EXERCISE PROMPT:
Write out the listing, please, but only from its first line through the line containing "import plotly.graph_objects as go", exactly as given and without pictures.

=======

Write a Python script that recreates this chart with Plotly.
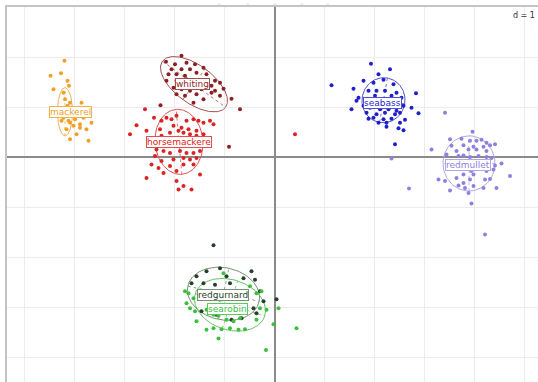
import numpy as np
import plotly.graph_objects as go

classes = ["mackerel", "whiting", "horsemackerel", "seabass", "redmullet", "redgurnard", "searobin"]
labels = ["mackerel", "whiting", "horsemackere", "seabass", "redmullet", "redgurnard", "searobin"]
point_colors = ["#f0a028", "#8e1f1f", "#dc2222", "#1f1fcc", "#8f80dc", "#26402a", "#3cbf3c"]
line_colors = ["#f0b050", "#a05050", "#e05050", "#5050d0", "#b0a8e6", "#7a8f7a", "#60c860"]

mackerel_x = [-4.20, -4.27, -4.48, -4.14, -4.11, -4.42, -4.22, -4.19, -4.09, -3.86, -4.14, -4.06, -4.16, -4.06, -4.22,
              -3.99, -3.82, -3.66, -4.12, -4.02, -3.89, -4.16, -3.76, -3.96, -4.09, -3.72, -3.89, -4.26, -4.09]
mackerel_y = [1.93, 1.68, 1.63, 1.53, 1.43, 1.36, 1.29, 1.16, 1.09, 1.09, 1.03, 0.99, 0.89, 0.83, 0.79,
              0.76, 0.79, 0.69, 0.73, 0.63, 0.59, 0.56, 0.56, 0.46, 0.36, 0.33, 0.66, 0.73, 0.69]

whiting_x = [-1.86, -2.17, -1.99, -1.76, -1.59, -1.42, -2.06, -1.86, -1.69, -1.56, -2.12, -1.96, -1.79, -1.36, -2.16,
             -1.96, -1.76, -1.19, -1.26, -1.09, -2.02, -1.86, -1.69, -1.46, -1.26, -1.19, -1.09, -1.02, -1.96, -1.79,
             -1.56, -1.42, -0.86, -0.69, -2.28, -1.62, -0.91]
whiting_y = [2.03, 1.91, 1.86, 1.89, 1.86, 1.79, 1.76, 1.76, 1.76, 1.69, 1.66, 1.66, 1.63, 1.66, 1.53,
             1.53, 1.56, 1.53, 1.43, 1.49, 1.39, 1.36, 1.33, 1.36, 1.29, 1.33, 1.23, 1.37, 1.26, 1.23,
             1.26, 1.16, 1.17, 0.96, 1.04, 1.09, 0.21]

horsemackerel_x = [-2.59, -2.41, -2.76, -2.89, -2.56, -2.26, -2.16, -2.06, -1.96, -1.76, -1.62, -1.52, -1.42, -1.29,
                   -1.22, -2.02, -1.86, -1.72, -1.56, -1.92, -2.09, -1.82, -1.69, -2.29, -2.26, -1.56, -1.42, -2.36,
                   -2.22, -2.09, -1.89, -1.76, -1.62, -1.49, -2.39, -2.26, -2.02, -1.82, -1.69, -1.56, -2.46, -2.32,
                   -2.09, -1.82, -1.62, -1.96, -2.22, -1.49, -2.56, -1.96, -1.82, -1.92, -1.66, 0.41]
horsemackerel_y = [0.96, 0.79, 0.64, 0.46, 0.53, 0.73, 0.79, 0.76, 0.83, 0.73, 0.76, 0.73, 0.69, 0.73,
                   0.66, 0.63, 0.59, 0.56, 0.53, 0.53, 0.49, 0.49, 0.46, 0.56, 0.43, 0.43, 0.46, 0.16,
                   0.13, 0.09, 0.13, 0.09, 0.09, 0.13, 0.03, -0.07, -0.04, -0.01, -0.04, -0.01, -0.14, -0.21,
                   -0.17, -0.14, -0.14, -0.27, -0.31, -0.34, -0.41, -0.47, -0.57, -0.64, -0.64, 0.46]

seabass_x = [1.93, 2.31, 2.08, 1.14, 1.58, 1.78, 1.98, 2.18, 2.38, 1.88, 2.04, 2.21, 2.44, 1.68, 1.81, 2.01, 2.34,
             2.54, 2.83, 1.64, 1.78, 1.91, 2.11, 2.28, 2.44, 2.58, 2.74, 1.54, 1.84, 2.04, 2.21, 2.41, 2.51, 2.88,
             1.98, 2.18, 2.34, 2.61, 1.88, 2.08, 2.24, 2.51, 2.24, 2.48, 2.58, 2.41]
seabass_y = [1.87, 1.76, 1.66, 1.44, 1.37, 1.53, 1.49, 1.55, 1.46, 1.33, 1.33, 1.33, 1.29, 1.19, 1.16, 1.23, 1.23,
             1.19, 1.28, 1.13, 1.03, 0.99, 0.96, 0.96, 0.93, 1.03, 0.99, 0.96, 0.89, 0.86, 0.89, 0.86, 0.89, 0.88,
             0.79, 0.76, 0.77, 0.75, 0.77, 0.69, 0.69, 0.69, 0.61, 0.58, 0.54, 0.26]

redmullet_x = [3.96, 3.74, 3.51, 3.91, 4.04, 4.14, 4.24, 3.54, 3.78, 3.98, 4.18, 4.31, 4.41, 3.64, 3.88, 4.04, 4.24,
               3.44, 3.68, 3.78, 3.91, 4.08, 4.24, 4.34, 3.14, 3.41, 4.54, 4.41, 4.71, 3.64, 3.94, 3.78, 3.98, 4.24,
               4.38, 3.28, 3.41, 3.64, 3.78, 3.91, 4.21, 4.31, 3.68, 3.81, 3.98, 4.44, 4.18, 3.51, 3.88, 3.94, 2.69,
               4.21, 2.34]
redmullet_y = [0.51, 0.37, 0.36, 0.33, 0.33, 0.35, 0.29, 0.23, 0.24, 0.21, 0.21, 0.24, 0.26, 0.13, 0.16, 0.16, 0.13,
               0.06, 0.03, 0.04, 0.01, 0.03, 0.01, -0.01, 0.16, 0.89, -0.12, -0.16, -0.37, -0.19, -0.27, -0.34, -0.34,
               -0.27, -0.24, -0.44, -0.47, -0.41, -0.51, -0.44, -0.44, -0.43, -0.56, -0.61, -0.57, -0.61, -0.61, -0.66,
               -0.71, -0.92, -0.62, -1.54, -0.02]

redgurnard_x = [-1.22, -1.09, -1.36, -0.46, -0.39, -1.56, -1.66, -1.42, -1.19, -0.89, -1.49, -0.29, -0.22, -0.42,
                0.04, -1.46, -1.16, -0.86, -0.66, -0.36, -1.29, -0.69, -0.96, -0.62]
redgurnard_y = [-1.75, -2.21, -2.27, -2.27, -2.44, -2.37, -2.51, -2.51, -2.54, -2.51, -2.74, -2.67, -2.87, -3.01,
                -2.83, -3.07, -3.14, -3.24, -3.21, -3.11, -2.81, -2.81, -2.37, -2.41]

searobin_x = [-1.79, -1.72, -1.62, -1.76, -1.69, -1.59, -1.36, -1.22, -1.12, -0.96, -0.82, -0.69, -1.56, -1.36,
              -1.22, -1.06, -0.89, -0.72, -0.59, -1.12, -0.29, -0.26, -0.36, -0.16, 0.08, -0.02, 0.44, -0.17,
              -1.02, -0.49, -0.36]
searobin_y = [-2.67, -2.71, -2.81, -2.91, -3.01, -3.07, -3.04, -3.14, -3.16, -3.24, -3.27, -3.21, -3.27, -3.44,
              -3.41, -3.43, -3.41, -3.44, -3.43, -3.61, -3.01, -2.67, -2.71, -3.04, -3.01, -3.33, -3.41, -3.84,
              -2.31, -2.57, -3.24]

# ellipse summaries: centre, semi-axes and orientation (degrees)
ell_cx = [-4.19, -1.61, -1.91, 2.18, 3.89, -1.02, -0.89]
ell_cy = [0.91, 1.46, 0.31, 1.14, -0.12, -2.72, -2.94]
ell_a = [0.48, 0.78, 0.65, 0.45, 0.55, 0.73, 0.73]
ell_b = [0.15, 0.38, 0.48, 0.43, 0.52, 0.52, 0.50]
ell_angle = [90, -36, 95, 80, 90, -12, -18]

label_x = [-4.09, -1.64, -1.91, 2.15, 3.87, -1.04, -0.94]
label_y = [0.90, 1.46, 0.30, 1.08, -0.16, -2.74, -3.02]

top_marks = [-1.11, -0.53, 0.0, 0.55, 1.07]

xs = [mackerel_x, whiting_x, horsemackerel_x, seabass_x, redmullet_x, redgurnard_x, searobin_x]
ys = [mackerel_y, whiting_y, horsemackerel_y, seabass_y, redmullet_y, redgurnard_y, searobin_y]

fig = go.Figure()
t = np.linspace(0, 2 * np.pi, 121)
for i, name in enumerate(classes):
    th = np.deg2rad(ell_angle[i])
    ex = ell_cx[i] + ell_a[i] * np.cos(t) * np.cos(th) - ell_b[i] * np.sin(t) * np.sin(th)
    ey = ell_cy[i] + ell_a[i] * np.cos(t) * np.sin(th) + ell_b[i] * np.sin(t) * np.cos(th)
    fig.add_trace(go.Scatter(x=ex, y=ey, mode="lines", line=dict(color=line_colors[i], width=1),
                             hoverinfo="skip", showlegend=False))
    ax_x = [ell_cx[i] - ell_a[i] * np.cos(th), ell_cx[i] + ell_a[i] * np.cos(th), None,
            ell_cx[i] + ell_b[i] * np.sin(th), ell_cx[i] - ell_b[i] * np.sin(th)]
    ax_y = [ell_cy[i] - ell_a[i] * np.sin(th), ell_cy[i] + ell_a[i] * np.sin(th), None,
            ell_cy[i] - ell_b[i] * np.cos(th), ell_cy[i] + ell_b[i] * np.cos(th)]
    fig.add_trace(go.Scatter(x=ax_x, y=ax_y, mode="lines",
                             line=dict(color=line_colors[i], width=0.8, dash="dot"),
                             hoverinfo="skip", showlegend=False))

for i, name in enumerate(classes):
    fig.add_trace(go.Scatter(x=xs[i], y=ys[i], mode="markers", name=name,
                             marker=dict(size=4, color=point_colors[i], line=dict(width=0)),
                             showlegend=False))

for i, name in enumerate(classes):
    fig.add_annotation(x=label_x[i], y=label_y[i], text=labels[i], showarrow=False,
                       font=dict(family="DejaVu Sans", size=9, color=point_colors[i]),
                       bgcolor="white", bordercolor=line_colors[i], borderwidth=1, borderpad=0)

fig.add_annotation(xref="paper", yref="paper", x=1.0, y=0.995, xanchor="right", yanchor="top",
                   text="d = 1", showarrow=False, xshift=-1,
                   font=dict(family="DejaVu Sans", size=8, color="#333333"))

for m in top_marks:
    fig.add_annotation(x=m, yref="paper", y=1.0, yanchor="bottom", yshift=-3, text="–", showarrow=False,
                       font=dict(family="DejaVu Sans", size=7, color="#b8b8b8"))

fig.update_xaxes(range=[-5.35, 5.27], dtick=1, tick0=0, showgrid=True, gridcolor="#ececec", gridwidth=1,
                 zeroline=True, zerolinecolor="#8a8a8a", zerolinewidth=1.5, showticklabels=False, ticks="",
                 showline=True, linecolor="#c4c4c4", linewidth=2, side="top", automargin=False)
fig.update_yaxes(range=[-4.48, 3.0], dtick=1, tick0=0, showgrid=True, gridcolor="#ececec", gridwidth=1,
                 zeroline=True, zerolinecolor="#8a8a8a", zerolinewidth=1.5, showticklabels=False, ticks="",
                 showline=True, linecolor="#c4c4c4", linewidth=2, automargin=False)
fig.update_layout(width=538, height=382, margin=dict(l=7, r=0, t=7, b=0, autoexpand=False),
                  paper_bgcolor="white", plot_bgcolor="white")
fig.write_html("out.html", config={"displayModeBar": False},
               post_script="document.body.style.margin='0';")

=======

EXPECTED ANSWER:
Write a Python script that recreates this chart with Plotly.
import numpy as np
import plotly.graph_objects as go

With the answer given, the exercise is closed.